The desire to make some jam at the weekend came about from not wanting to waste any strawberries that were getting to the point where there was the choice of throw them away, or make something with them.
This recipe is adapted from the one on the packet of Jam Sugar that I bought – for me the original recipe was too firm set and was too sugary. The recipe below gives a lovely soft-set jam, with lots of fruit flavours – the cherries really add something special in my opinion – so much that I am having some on some buttered bread while I type this up!
- 1kg of mixed berries and cherries (I used 300g of fresh prepared strawberries, 600g of Sainsburys Basics Frozen Red Berry Mix – strawberries, blackberries, red and black currants, and 100g of frozen pitted cherries)
- 1kg of Silver Spoon Jam Sugar (already containing Pectin)
- 30g Unsalted Butter
- You will also need 5 cleaned and sterilised Jam Jars – sterilise them either using a hot cycle in a dishwasher, or by filling them with boiling water prior to filling. Either way, the jars will be very hot, so make sure to use a folded tea-towel or oven gloves!

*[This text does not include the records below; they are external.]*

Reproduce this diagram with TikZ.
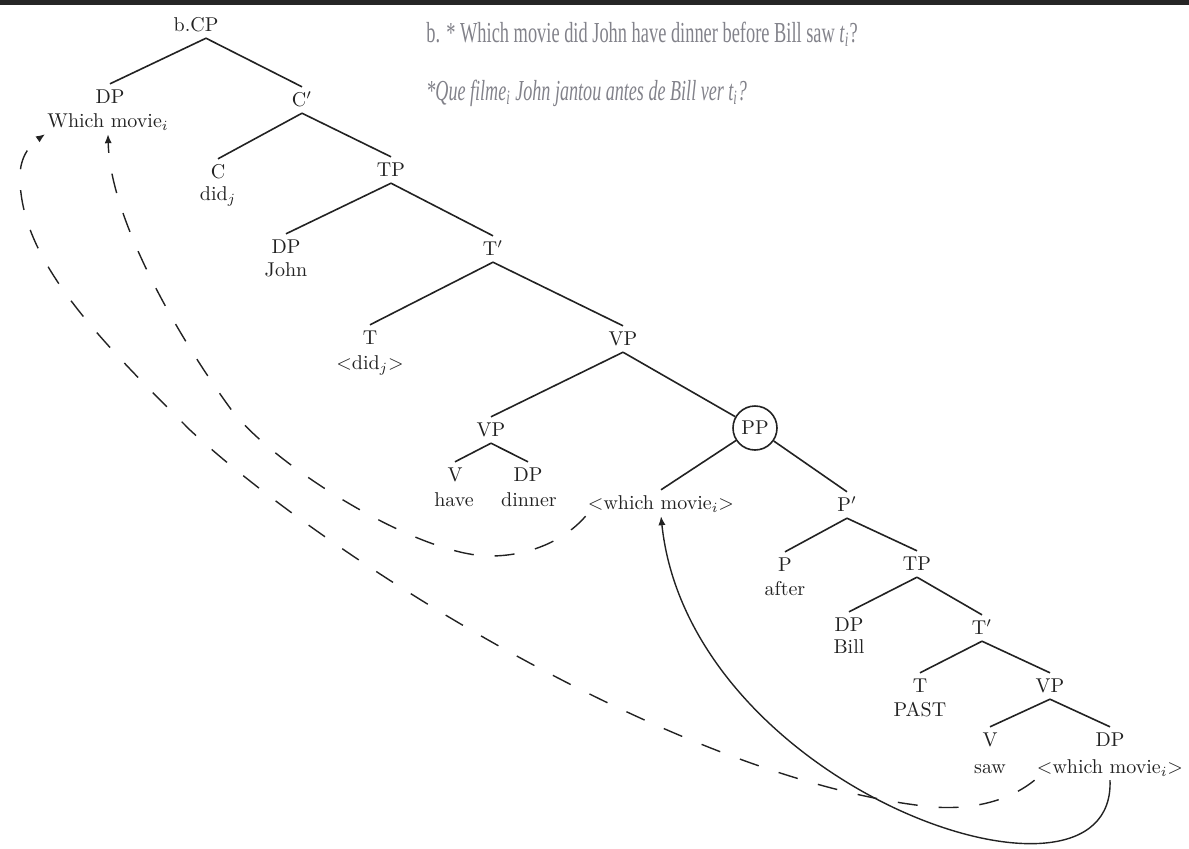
\documentclass[tikz,border=0pt]{standalone}
\usepackage{fontspec}
\newfontfamily\hdrfont[FakeStretch=0.634]{Liberation Serif}
\newfontfamily\hdritfont[FakeStretch=0.624]{Liberation Serif}
\usetikzlibrary{arrows.meta}
\definecolor{hdrgray}{RGB}{130,130,138}
\definecolor{barcol}{RGB}{38,38,38}
\definecolor{inkcol}{RGB}{34,34,34}
\begin{document}
\begin{tikzpicture}[x=0.5pt,y=-0.5pt,
  cat/.style={inner xsep=1pt, inner ysep=3pt, text height=6.8pt, text depth=0pt, font=\fontsize{10}{12}\selectfont, text=inkcol},
  edge/.style={draw=inkcol, line width=0.8pt},
  mv/.style={draw=inkcol, line width=0.7pt, dash pattern=on 10pt off 10.5pt},
  mvsolid/.style={draw=inkcol, line width=0.7pt},
  tip/.style={-{Latex[length=4.5pt,width=3.6pt]}},
  hdr/.style={anchor=base west, inner sep=0pt, text=hdrgray, font=\hdrfont\fontsize{14.5}{17}\selectfont},
  hdrit/.style={anchor=base west, inner sep=0pt, text=hdrgray, font=\hdritfont\itshape\fontsize{14.5}{17}\selectfont}]
\useasboundingbox (0,0) rectangle (1189,848);
\fill[barcol] (0,0) rectangle (1189,4.5);

% header sentences
\node[hdr] (s1) at (426,42) {b. * Which movie did John have dinner before Bill saw \textit{t}\textsubscript{\textit{i}}?};
\node[hdrit] (s2) at (426,100) {*Que filme\textsubscript{i} John jantou antes de Bill ver t\textsubscript{i}?};

% tree nodes
\node[cat] (cp) at (196,25) {b.CP};
\node[cat] (dp1) at (110,97) {DP};
\node[cat] (wm0) at (108,121) {Which movie$_i$};
\node[cat] (cbar) at (302,100) {C$'$};
\node[cat] (c) at (218,172) {C};
\node[cat] (didj) at (218,194) {did$_j$};
\node[cat] (tp1) at (391,170) {TP};
\node[cat] (dp2) at (286,247) {DP};
\node[cat] (john) at (286,270) {John};
\node[cat] (tbar) at (493,249) {T$'$};
\node[cat] (t1) at (370,338) {T};
\node[cat] (didt) at (370,363) {$<$did$_j$$>$};
\node[cat] (vp1) at (623,339) {VP};
\node[circle, draw=inkcol, line width=0.8pt, minimum size=22pt, inner sep=0pt, font=\fontsize{10}{12}\selectfont, text=inkcol] (pp) at (755,428) {PP};
\node[cat] (vp2) at (491,430) {VP};
\node[cat] (v1) at (455,475) {V};
\node[cat] (have) at (454,500) {have};
\node[cat] (dp3) at (528,475) {DP};
\node[cat] (dinner) at (529,500) {dinner};
\node[cat] (wm1) at (661,503) {$<$which movie$_i$$>$};
\node[cat] (pbar) at (847,505) {P$'$};
\node[cat] (p) at (785,565) {P};
\node[cat] (after) at (785,589) {after};
\node[cat] (tp2) at (917,564) {TP};
\node[cat] (dp4) at (849,625) {DP};
\node[cat] (bill) at (849,647) {Bill};
\node[cat] (tbar2) at (982,628) {T$'$};
\node[cat] (t2) at (920,686) {T};
\node[cat] (past) at (920,710) {PAST};
\node[cat] (vp3) at (1050,686) {VP};
\node[cat] (v2) at (990,740) {V};
\node[cat] (saw) at (990,767) {saw};
\node[cat] (dp5) at (1110,740) {DP};
\node[cat] (wm2) at (1110,767) {$<$which movie$_i$$>$};

% tree edges
\draw[edge] ([xshift=5pt]cp.south) -- (dp1.north);
\draw[edge] ([xshift=5pt]cp.south) -- (cbar.north);
\draw[edge] (cbar.south) -- (c.north);
\draw[edge] (cbar.south) -- (tp1.north);
\draw[edge] (tp1.south) -- (dp2.north);
\draw[edge] (tp1.south) -- (tbar.north);
\draw[edge] (tbar.south) -- (t1.north);
\draw[edge] (tbar.south) -- (vp1.north);
\draw[edge] (vp1.south) -- (vp2.north);
\draw[edge] (vp1.south) -- (pp);
\draw[edge] (vp2.south) -- (v1.north);
\draw[edge] (vp2.south) -- (dp3.north);
\draw[edge] (pp) -- (wm1.north);
\draw[edge] (pp) -- (pbar.north);
\draw[edge] (pbar.south) -- (p.north);
\draw[edge] (pbar.south) -- (tp2.north);
\draw[edge] (tp2.south) -- (dp4.north);
\draw[edge] (tp2.south) -- (tbar2.north);
\draw[edge] (tbar2.south) -- (t2.north);
\draw[edge] (tbar2.south) -- (vp3.north);
\draw[edge] (vp3.south) -- (v2.north);
\draw[edge] (vp3.south) -- (dp5.north);

% movement arrows
\draw[mv, tip] (wm2.south west) .. controls (1010,800) and (975,810) .. (933,807)
  .. controls (683,782) and (330,560) .. (190,430)
  .. controls (100,340) and (22,262) .. (20,180)
  .. controls (19,160) and (28,146) .. (wm0.south west);
\draw[mv, tip] (wm1.south west) .. controls (565,540) and (530,556) .. (490,556)
  .. controls (420,556) and (280,470) .. (233,412)
  .. controls (180,340) and (110,220) .. (wm0.south);
\draw[mvsolid, tip] (wm2.south) .. controls (1116,935) and (690,790) .. (wm1.south);
\end{tikzpicture}
\end{document}
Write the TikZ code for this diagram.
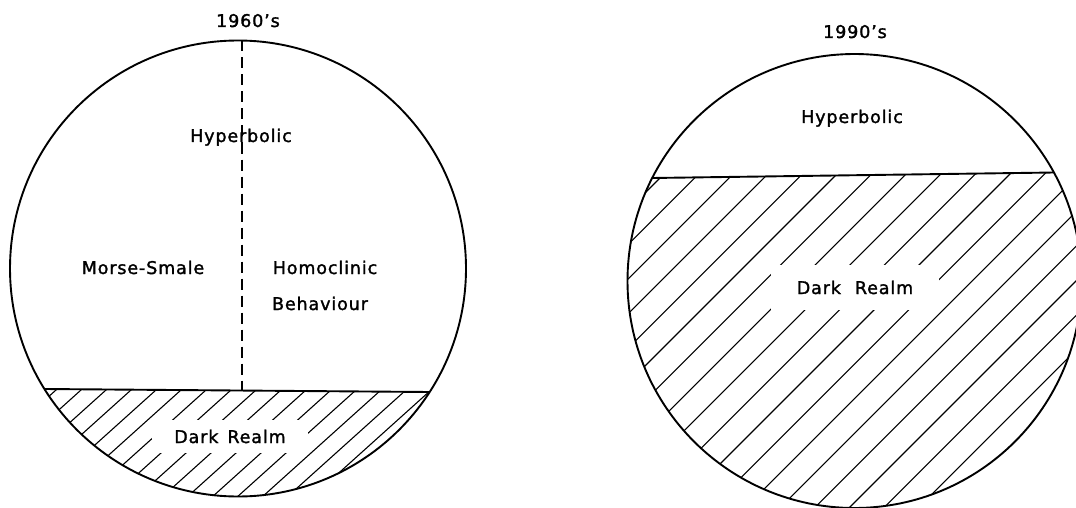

Place all the berries and cherries into a large microwaveable bowl (about 2.8l capacity) – it doesn’t matter if they are fresh or still frozen at this point!
Microwave on full power for 7 minutes.
Microwave on full power again for 16 minutes, stirring halfway through. Be careful – at this point the jam will be boiling, and you must take care to use a tea-towel or oven mitts to remove the bowl from the microwave.
Turn the jars upside down for at least 30 minutes – this will help form the vacuum seal in the jar. When you turn the jars over, you may notice that if you had lids with the little pressure buttons in the middle, that the button is now depressed!